Mendengar debat tersebut, akhirnya Majelis Hakim meminta agar kubu Napoleon menyerahkan barang bukti itu.
"Bagaimana kalau diserahkan ke majelis hakim biar didengar dan dianalisa," ucap Majelis Hakim
Pengacara Napoleon, Santrawan pun mengiyakan untuk barang bukti itu dianalisa oleh majelis hakim.
"Baik yang mulia," kata dia.
Dakwaan Jaksa
Kasus suap red notice Djoko Tjandra telah menyeret beberapa nama, dua jenderal polisi. Kasus ini pun sudah masuk ke persidangan.
Dalam kasus ini, Irjen Napoleon Bonaparte didakwa melanggar Pasal 5 ayat 2 juncto Pasal 5 ayat 1 huruf a atau b UU Nomor 31 Tahun 1999 sebagaimana telah diubah dengan UU Nomor 20 Tahun 2001 tentang Pemberantasan Tipikor juncto Pasal 55 ayat 1 ke-1 KUHP dan/atau Pasal 11 atau Pasal 12 huruf a atau b UU Tipikor juncto Pasal 55 ayat 1 ke-1 KUHP.

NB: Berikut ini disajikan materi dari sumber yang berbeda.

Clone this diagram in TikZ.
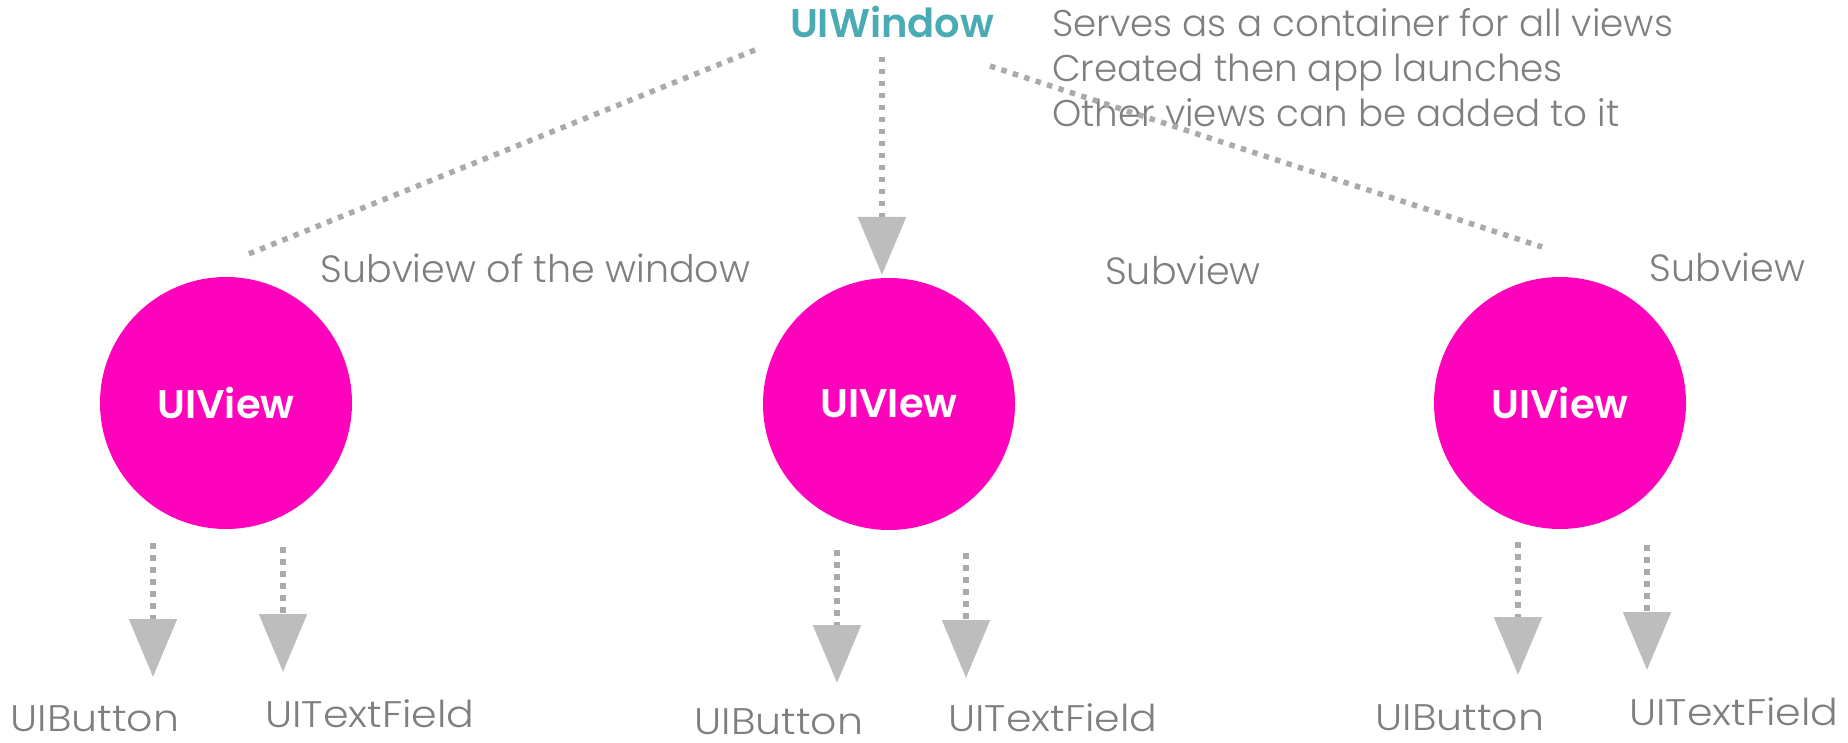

Kemudian, Brigjen Prasetijo didakwa melanggar Pasal 5 ayat 2 juncto Pasal 5 ayat 1 huruf a atau b UU Nomor 31 Tahun 1999 sebagaimana telah diubah dengan UU Nomor 20 Tahun 2001 tentang Pemberantasan Tipikor juncto Pasal 55 ayat 1 ke-1 KUHP dan/atau Pasal 11 atau Pasal 12 huruf a atau b UU Tipikor juncto Pasal 55 ayat 1 ke-1 KUHP.

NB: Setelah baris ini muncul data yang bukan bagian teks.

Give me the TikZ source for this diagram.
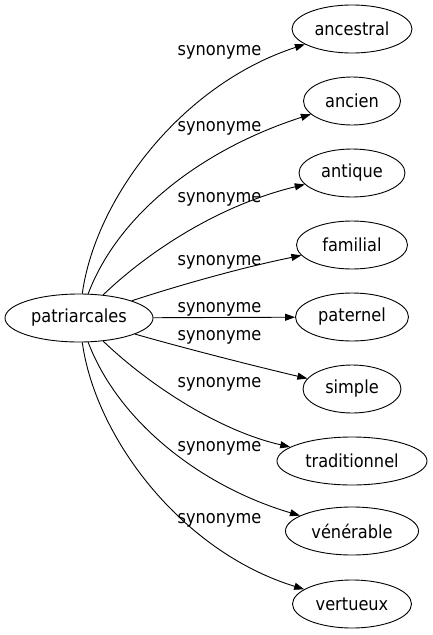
\documentclass[tikz,border=0pt]{standalone}
\usepackage{fontspec}
\setmainfont{DejaVu Sans Condensed}
\usetikzlibrary{shapes.geometric,arrows.meta}
\tikzset{
  word/.style={ellipse, draw, line width=0.9pt, inner sep=0pt, minimum height=48pt, font=\fontsize{18}{20}\selectfont},
  edge/.style={line width=0.9pt, -{Triangle[length=10pt,width=7pt]}},
  lbl/.style={anchor=base, inner sep=0pt, font=\fontsize{18}{20}\selectfont}
}
\begin{document}
\begin{tikzpicture}[x=1pt,y=-1pt]
\useasboundingbox (0,0) rectangle (432,635);
\node[word, minimum width=148pt] (p) at (79,318) {patriarcales};
\node[word, minimum width=120pt] (a1) at (352,29) {ancestral};
\node[word, minimum width=97pt]  (a2) at (352,101) {ancien};
\node[word, minimum width=106pt] (a3) at (352,173) {antique};
\node[word, minimum width=111pt] (a4) at (352,245) {familial};
\node[word, minimum width=113pt] (a5) at (352,317) {paternel};
\node[word, minimum width=98pt]  (a6) at (352,389) {simple};
\node[word, minimum width=150pt] (a7) at (352,461) {traditionnel};
\node[word, minimum width=133pt] (a8) at (352,531) {vénérable};
\node[word, minimum width=119pt] (a9) at (352,604) {vertueux};
\draw[edge] (p) .. controls (95,200) and (180,85) .. (a1);
\draw[edge] (p) .. controls (118,215) and (200,150) .. (a2);
\draw[edge] (p) .. controls (150,250) and (220,205) .. (a3);
\draw[edge] (p) .. controls (180,285) and (240,268) .. (a4);
\draw[edge] (p) -- (a5);
\draw[edge] (p) .. controls (180,347) and (250,365) .. (a6);
\draw[edge] (p) .. controls (150,386) and (220,431) .. (a7);
\draw[edge] (p) .. controls (118,421) and (200,486) .. (a8);
\draw[edge] (p) .. controls (95,436) and (180,551) .. (a9);
\node[lbl] (l1) at (219.5,55) {synonyme};
\node[lbl] (l2) at (219.5,131) {synonyme};
\node[lbl] (l3) at (219.5,202) {synonyme};
\node[lbl] (l4) at (219.5,265) {synonyme};
\node[lbl] (l5) at (219.5,312) {synonyme};
\node[lbl] (l6) at (219.5,340) {synonyme};
\node[lbl] (l7) at (219.5,387) {synonyme};
\node[lbl] (l8) at (219.5,451) {synonyme};
\node[lbl] (l9) at (219.5,523) {synonyme};
\end{tikzpicture}
\end{document}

Selanjutnya, Djoko Tjandra didakwa melanggar Pasal 5 ayat (1) huruf a atau b atau Pasal 13 Undang Undang Nomor 31 Tahun 1999 Tentang Pemberantasan Tindak Pidana Korupsi (Tipikor) sebagaimana telah diubah dengan UU Nomor 20 Tahun 2001 Tentang Perubahan atas UU Nomor 31 Tahun 1999 Tentang Pemberantasan Tindak Pidana Korupsi jo. Pasal 55 ayat (1) ke-1 KUHP juncto Pasal 65 ayat (1) dan (2) KUHP.
Sedangkan, Tommy Sumardi didakwa melanggar Pasal 5 ayat (1) huruf a atau b atau Pasal 13 UU Nomor 31 Tahun 1999 Tentang Pemberantasan Tipikor sebagaimana telah diubah dengan Undang-Undang Nomor 20 Tahun 2001 Tentang Perubahan atas UU Nomor 31 Tahun 1999 Tentang Pemberantasan Tipikor juncto Pasal 55 ayat (1) ke-1 KUHP juncto Pasal 65 ayat (1) dan (2) KUHP.